Originally
from the Philippines, I came to the United States in
2003 to teach kindergarten. I was assigned to a rural
area in North Carolina. I liked my job very much and
soon established good working relationships with my
colleagues, administrators and more importantly, with
my students.
In
2007 I was accepted for a teaching position in Baltimore,
Maryland. I was excited because some other teachers
from the Philippines were there, as well as another
teacher who was also living the spirituality of unity.
As
the school year began, however, life suddenly became
hectic. Teaching in a difficult inner-city school was
so different from the calm school setting of North Carolina.
My class was large – 22 first-grade students with
no teacher aid to help me establish order in the classroom.
The children’s attitudes and behaviors were difficult
and challenging. Many were from broken homes and drug-infested
environments. The kids were so unruly that I found myself
spending most of my time and energy maintaining order,
keeping them from running around, breaking up fights
and trying to calm down angry parents storming into
the classroom.
This
new situation took its toll on me, mentally and physically.
I wanted to transfer to another school district, but
God had another plan for me: I would remain in this
school.
Last
summer I spent my time reading books on how to handle
inner-city kids, to help prepare my mind and heart for
the coming school year. I also sought help from colleagues
on effective techniques to manage students inside the
classroom.
When
school began, I decided to incorporate a special activity
into the daily schedule – the Cube of Love.
It’s
a special cube, where every face shows one point of
the art of loving – Be the first to love, Love
your enemies, Love one another, Love everyone, Share
the other’s hurt or joy, Love the other as yourself,
Soon
I began to notice the change in the atmosphere inside
and outside the classroom. My students began to express
themselves, verbally and physically, in a more positive
way. They became more concerned about one another’s
feelings, and were more considerate in dealing with
each other. This had a ripple effect as they became
more respectful and attentive and changed their way
of relating to me.
Now
our daily schedule starts with students doing a writing
assignment while we wait for the morning announcements.
Once this is done, we all form a big circle while sitting
on the big alphabet carpet in the classroom.
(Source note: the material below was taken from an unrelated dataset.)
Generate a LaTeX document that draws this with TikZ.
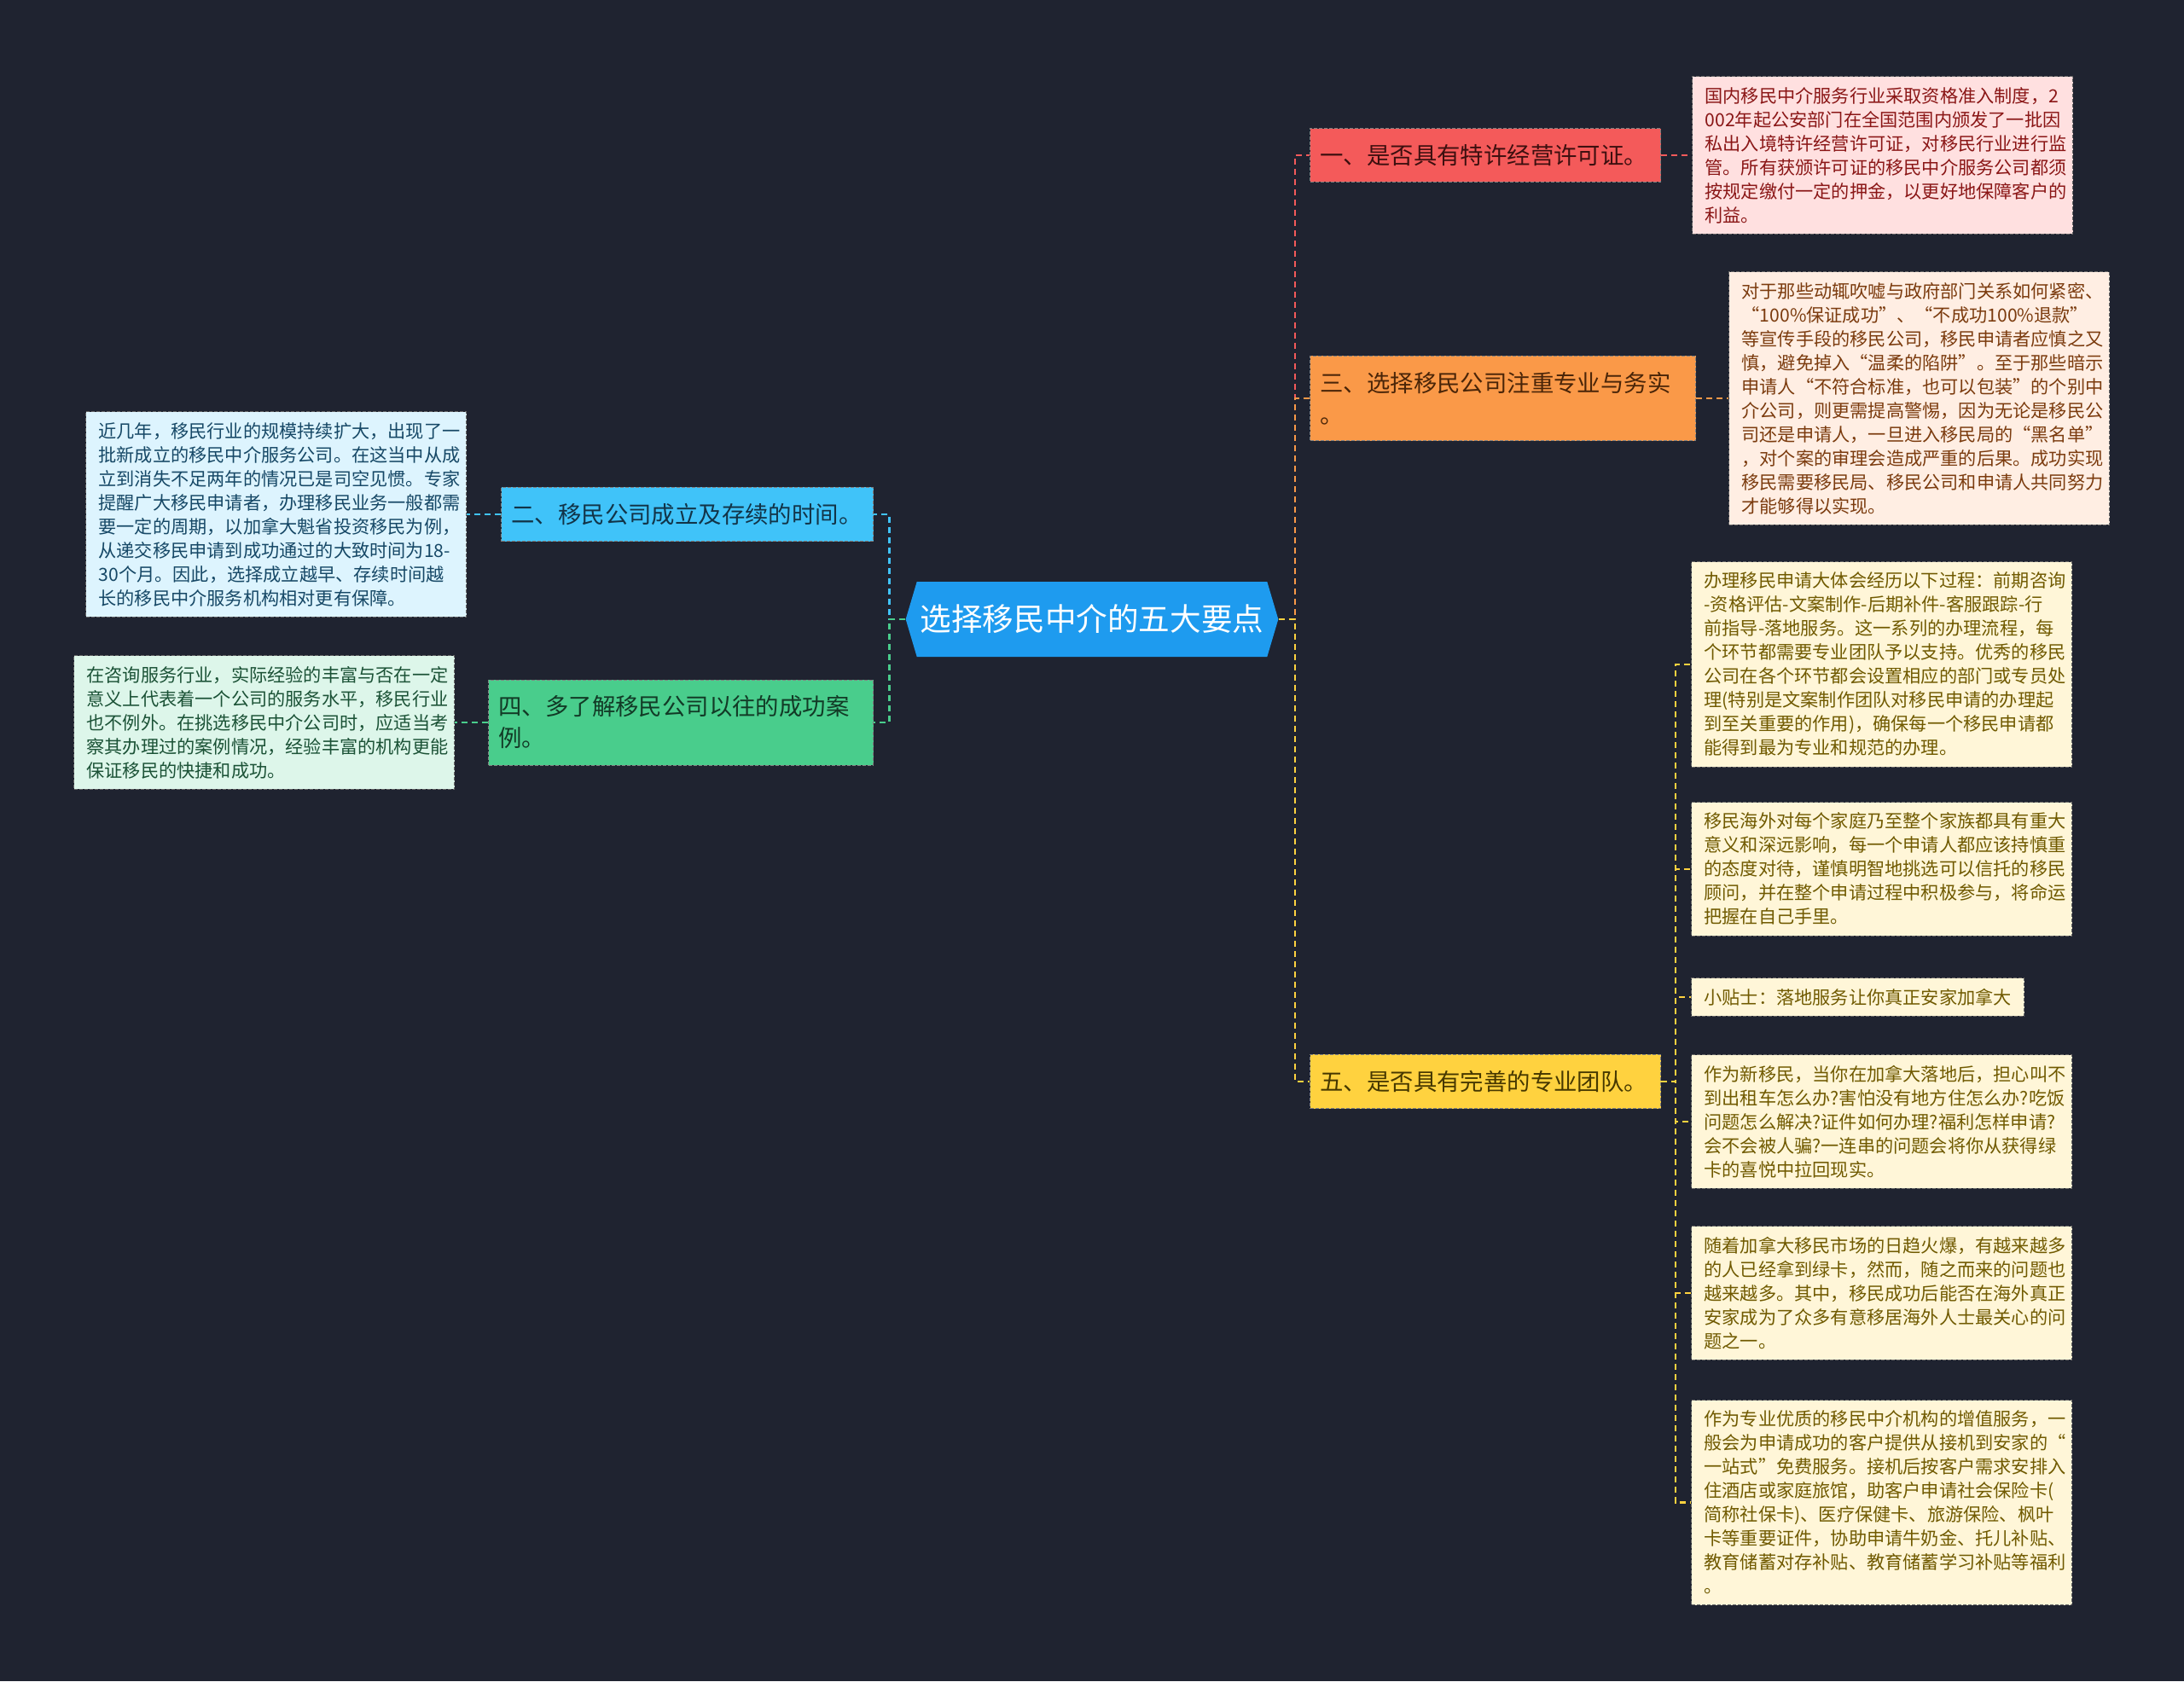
\documentclass[tikz,border=0pt]{standalone}
\usepackage{fontspec}
\setmainfont{Noto Sans CJK SC}
\usetikzlibrary{positioning,shapes.symbols}
\definecolor{bg}{HTML}{1F2330}
\definecolor{rootblue}{HTML}{1E9BEF}
\definecolor{redb}{HTML}{F45A5A}
\definecolor{orangeb}{HTML}{FA9948}
\definecolor{yellowb}{HTML}{FFD23F}
\definecolor{blueb}{HTML}{40C3F9}
\definecolor{greenb}{HTML}{49CD8C}
\definecolor{redt}{HTML}{3D0F0F}
\definecolor{oranget}{HTML}{4A2508}
\definecolor{yellowt}{HTML}{463800}
\definecolor{bluet}{HTML}{123448}
\definecolor{greent}{HTML}{123A26}
\definecolor{redl}{HTML}{FFE0E0}
\definecolor{orangel}{HTML}{FFEEE3}
\definecolor{yellowl}{HTML}{FFF6D8}
\definecolor{bluel}{HTML}{DDF4FE}
\definecolor{greenl}{HTML}{DDF6EA}
\definecolor{redlt}{HTML}{8A1616}
\definecolor{orangelt}{HTML}{7B3B0E}
\definecolor{yellowlt}{HTML}{705A00}
\definecolor{bluelt}{HTML}{164866}
\definecolor{greenlt}{HTML}{1B5236}
\tikzset{line/.style={draw, line width=1.25pt, dash pattern=on 3.5pt off 2.5pt}}

\begin{document}
\begin{tikzpicture}[x=0.5pt, y=-0.5pt, node distance=22.5pt]
\tikzstyle{root} = [shape=signal, signal to=east and west, signal pointer angle=147, fill=rootblue, text=white, font=\fontsize{18.3}{22}\selectfont, minimum height=44pt, inner xsep=2pt]
\tikzstyle{branch} = [rectangle, draw=black!50, dash pattern=on 2pt off 1pt, line width=0.5pt, align=left, inner xsep=6pt, inner ysep=9.4pt, font=\fontsize{13.7}{18.5}\selectfont]
\tikzstyle{leaf} = [rectangle, draw=black!60, dash pattern=on 2pt off 1pt, line width=0.5pt, align=left, text width=208pt, inner xsep=7.5pt, inner ysep=6.2pt, font=\fontsize{10.6}{14}\selectfont, fill=yellowl, text=yellowlt]

\useasboundingbox (0,0) rectangle (2560,1971);
\fill [bg] (0,0) rectangle (2560,1971);

\node [root] (root) at (1280,726) {选择移民中介的五大要点};

\node [branch, anchor=west, fill=redb, text=redt, text width=193.5pt] (one) at (1535,182) {一、是否具有特许经营许可证。};
\node [branch, anchor=west, fill=orangeb, text=oranget, text width=214pt] (three) at (1535,467) {三、选择移民公司注重专业与务实\\。};
\node [branch, anchor=west, fill=yellowb, text=yellowt, text width=193.5pt] (five) at (1535,1268) {五、是否具有完善的专业团队。};
\node [branch, anchor=east, fill=blueb, text=bluet, text width=206pt] (two) at (1024,603) {二、移民公司成立及存续的时间。};
\node [branch, anchor=east, fill=greenb, text=greent, text width=213.5pt] (four) at (1024,847) {四、多了解移民公司以往的成功案\\例。};

\node [leaf, fill=redl, text=redlt, right=18pt of one] (oneA) {国内移民中介服务行业采取资格准入制度，2\\002年起公安部门在全国范围内颁发了一批因\\私出入境特许经营许可证，对移民行业进行监\\管。所有获颁许可证的移民中介服务公司都须\\按规定缴付一定的押金，以更好地保障客户的\\利益。};
\node [leaf, fill=orangel, text=orangelt, right=19pt of three] (threeA) {对于那些动辄吹嘘与政府部门关系如何紧密、\\“100\%保证成功”、“不成功100\%退款”\\等宣传手段的移民公司，移民申请者应慎之又\\慎，避免掉入“温柔的陷阱”。至于那些暗示\\申请人“不符合标准，也可以包装”的个别中\\介公司，则更需提高警惕，因为无论是移民公\\司还是申请人，一旦进入移民局的“黑名单”\\，对个案的审理会造成严重的后果。成功实现\\移民需要移民局、移民公司和申请人共同努力\\才能够得以实现。};
\node [leaf, fill=bluel, text=bluelt, left=20pt of two] (twoA) {近几年，移民行业的规模持续扩大，出现了一\\批新成立的移民中介服务公司。在这当中从成\\立到消失不足两年的情况已是司空见惯。专家\\提醒广大移民申请者，办理移民业务一般都需\\要一定的周期，以加拿大魁省投资移民为例，\\从递交移民申请到成功通过的大致时间为18-\\30个月。因此，选择成立越早、存续时间越\\长的移民中介服务机构相对更有保障。};
\node [leaf, fill=greenl, text=greenlt, left=19.5pt of four] (fourA) {在咨询服务行业，实际经验的丰富与否在一定\\意义上代表着一个公司的服务水平，移民行业\\也不例外。在挑选移民中介公司时，应适当考\\察其办理过的案例情况，经验丰富的机构更能\\保证移民的快捷和成功。};

\node [leaf, anchor=north west] (fiveA) at (1982,658) {办理移民申请大体会经历以下过程：前期咨询\\-资格评估-文案制作-后期补件-客服跟踪-行\\前指导-落地服务。这一系列的办理流程，每\\个环节都需要专业团队予以支持。优秀的移民\\公司在各个环节都会设置相应的部门或专员处\\理(特别是文案制作团队对移民申请的办理起\\到至关重要的作用)，确保每一个移民申请都\\能得到最为专业和规范的办理。};
\node [leaf, anchor=north west] (fiveB) at (1982,940) {移民海外对每个家庭乃至整个家族都具有重大\\意义和深远影响，每一个申请人都应该持慎重\\的态度对待，谨慎明智地挑选可以信托的移民\\顾问，并在整个申请过程中积极参与，将命运\\把握在自己手里。};
\node [leaf, text width=, minimum height=21.5pt, anchor=north west] (fiveC) at (1982,1146) {小贴士：落地服务让你真正安家加拿大};
\node [leaf, anchor=north west] (fiveD) at (1982,1236) {作为新移民，当你在加拿大落地后，担心叫不\\到出租车怎么办?害怕没有地方住怎么办?吃饭\\问题怎么解决?证件如何办理?福利怎样申请?\\会不会被人骗?一连串的问题会将你从获得绿\\卡的喜悦中拉回现实。};
\node [leaf, anchor=north west] (fiveE) at (1982,1437) {随着加拿大移民市场的日趋火爆，有越来越多\\的人已经拿到绿卡，然而，随之而来的问题也\\越来越多。其中，移民成功后能否在海外真正\\安家成为了众多有意移居海外人士最关心的问\\题之一。};
\node [leaf, anchor=north west] (fiveF) at (1982,1641) {作为专业优质的移民中介机构的增值服务，一\\般会为申请成功的客户提供从接机到安家的“\\一站式”免费服务。接机后按客户需求安排入\\住酒店或家庭旅馆，助客户申请社会保险卡(\\简称社保卡)、医疗保健卡、旅游保险、枫叶\\卡等重要证件，协助申请牛奶金、托儿补贴、\\教育储蓄对存补贴、教育储蓄学习补贴等福利\\。};

\path [line, draw=redb] (root.east) -- ++(19,0) |- (one.west);
\path [line, draw=orangeb] (root.east) -- ++(19,0) |- (three.west);
\path [line, draw=yellowb] (root.east) -- ++(19,0) |- (five.west);
\path [line, draw=blueb] (root.west) -- ++(-19,0) |- (two.east);
\path [line, draw=greenb] (root.west) -- ++(-19,0) |- (four.east);

\path [line, draw=redb] (one.east) -- (oneA.west);
\path [line, draw=orangeb] (three.east) -- (threeA.west);
\path [line, draw=blueb] (two.west) -- (twoA.east);
\path [line, draw=greenb] (four.west) -- (fourA.east);
\path [line, draw=yellowb] (five.east) -- ++(17,0) |- (fiveA.west);
\path [line, draw=yellowb] (five.east) -- ++(17,0) |- (fiveB.west);
\path [line, draw=yellowb] (five.east) -- ++(17,0) |- (fiveC.west);
\path [line, draw=yellowb] (five.east) -- ++(17,0) |- (fiveD.west);
\path [line, draw=yellowb] (five.east) -- ++(17,0) |- (fiveE.west);
\path [line, draw=yellowb] (five.east) -- ++(17,0) |- (fiveF.west);

\end{tikzpicture}
\end{document}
The students
have a number assigned to them depending on how their
names are arranged alphabetically. Each one has the
opportunity to roll the Cube when their particular number
comes up and all look forward to the moment when the
Cube is rolled, because they want to know what thought
we are going to put into practice that day.
Their
favorite thoughts are “be the first one to love”
and “love your enemy.” I am constantly moved
by the way they help each other live the thought suggested
by the Cube. For instance, they would be willing to
make up immediately if they have a disagreement; or
you would hear them say to one another “that’s
not loving” or “why don’t you just
say sorry” or “that’s not the right
way to treat your brother or sister.”
One
day, one of my difficult students, a boy, had an argument
with another classmate. I had to pull him out of the
classroom and talk to him. I was amazed to hear him
say, “I’m sorry Ms. Fajardo for not making
the right choice.”
Then
when he came back in the classroom, it took him a few
minutes to make the first move. He was struggling. First
he pretended to be absorbed in swinging in between desks.
Finally, he found the courage to approach the other
classmate and say, “I’m sorry for hitting
you.” He then shook his classmate’s hand
and gave him a hug.
Another
time, after having dismissed the class, I became aware
of a little commotion. It was the same student. He had
returned to the building despite a rule that states
that once you step out the back door, you cannot re-enter
unless it is an emergency.
This
student came running toward me, passing and ignoring
the administrator’s command not to enter the building.
Members of the staff were shouting and chasing him,
but they stopped, touched by what he did next. He had
a “treasure” behind his back. He wanted
to surprise me with a cold bottle of water given to
him by his grandmother.
One
of those teachers remarked: “You must really love
your teacher!” And he said, “Yes, I want
to share that with her!” and immediately left
the building laughing as he went.
One
time I was out for two days attending a convention.
When I returned, the substitute teacher told me that
she had never enjoyed substituting as much as she had
when she got my class. She told me not to hesitate calling
her any time I needed her help.
Since
we began using the Cube of Love, everyday is new and
exciting, not only for my students but for me as well.
They are so excited about coming to school, and it is
so beautiful to see them performing little acts of love
among themselves.
Some
of them come to me and say, “Will you be my teacher
again next year?” For me, this is a real gift,
a fruit of living the present moment, of believing in
the love of God and entrusting everything to him.